- [Exercise instructions] Retype nothing but the lines from the start of the material up to and including the line with "30000, interval: 5000". Pictures don't belong in the copy.

_ _ _ _

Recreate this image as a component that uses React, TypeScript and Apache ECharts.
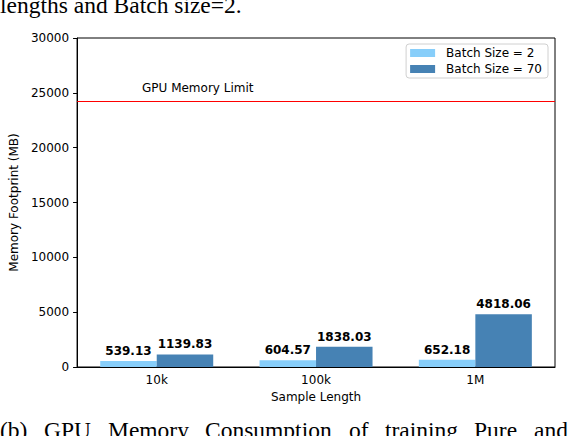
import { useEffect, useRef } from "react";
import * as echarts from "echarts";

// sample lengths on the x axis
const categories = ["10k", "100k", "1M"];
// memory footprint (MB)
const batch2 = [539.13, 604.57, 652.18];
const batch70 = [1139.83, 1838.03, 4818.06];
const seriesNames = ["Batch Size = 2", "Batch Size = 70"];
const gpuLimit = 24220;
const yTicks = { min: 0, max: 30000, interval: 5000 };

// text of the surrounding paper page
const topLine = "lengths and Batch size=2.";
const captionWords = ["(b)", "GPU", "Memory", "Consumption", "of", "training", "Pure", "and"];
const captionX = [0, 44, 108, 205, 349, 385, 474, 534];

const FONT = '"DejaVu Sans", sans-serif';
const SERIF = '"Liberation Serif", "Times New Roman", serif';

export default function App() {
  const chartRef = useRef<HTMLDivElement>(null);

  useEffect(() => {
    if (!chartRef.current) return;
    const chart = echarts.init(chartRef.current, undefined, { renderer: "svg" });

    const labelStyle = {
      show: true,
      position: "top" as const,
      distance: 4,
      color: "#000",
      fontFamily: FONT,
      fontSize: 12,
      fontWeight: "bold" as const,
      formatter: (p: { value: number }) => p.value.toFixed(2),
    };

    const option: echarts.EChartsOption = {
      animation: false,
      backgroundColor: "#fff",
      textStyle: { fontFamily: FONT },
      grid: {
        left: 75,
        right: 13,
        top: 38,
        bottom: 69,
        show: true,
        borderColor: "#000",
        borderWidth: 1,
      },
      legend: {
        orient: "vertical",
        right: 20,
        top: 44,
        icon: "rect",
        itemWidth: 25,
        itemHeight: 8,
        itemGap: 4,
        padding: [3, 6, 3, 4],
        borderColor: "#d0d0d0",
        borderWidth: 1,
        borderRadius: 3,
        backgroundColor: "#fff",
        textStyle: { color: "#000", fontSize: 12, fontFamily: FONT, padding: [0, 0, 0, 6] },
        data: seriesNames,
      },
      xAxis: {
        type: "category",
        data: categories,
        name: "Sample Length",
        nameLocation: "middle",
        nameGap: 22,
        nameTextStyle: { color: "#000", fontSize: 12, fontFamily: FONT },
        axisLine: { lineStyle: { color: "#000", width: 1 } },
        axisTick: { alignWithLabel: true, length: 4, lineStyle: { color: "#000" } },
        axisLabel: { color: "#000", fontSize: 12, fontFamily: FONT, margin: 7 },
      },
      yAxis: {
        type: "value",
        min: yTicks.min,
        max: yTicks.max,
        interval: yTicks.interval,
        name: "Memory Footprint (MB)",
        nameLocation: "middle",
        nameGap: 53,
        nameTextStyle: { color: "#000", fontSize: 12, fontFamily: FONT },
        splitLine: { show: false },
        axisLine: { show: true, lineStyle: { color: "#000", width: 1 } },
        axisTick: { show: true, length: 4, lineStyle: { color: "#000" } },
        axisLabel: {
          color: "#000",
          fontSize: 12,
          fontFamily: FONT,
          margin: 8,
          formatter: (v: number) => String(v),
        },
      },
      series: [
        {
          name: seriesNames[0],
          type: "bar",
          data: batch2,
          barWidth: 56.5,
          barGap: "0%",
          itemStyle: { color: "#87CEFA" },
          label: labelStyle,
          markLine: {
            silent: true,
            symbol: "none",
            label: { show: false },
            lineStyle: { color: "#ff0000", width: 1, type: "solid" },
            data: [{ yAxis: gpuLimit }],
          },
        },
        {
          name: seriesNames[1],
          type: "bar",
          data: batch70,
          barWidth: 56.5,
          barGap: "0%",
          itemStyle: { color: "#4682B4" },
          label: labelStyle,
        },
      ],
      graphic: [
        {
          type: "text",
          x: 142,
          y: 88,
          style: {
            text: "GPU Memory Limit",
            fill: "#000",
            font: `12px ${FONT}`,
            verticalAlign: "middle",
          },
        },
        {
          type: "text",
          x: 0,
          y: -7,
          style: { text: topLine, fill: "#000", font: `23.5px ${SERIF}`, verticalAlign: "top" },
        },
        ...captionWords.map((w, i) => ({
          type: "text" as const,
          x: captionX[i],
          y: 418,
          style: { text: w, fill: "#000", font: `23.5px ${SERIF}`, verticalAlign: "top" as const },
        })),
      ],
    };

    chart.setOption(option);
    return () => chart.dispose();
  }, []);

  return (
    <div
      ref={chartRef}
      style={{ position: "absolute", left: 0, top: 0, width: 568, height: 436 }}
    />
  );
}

_ _ _ _

- [Output]
Recreate this image as a component that uses React, TypeScript and Apache ECharts.
import { useEffect, useRef } from "react";
import * as echarts from "echarts";

// sample lengths on the x axis
const categories = ["10k", "100k", "1M"];
// memory footprint (MB)
const batch2 = [539.13, 604.57, 652.18];
const batch70 = [1139.83, 1838.03, 4818.06];
const seriesNames = ["Batch Size = 2", "Batch Size = 70"];
const gpuLimit = 24220;
const yTicks = { min: 0, max: 30000, interval: 5000 };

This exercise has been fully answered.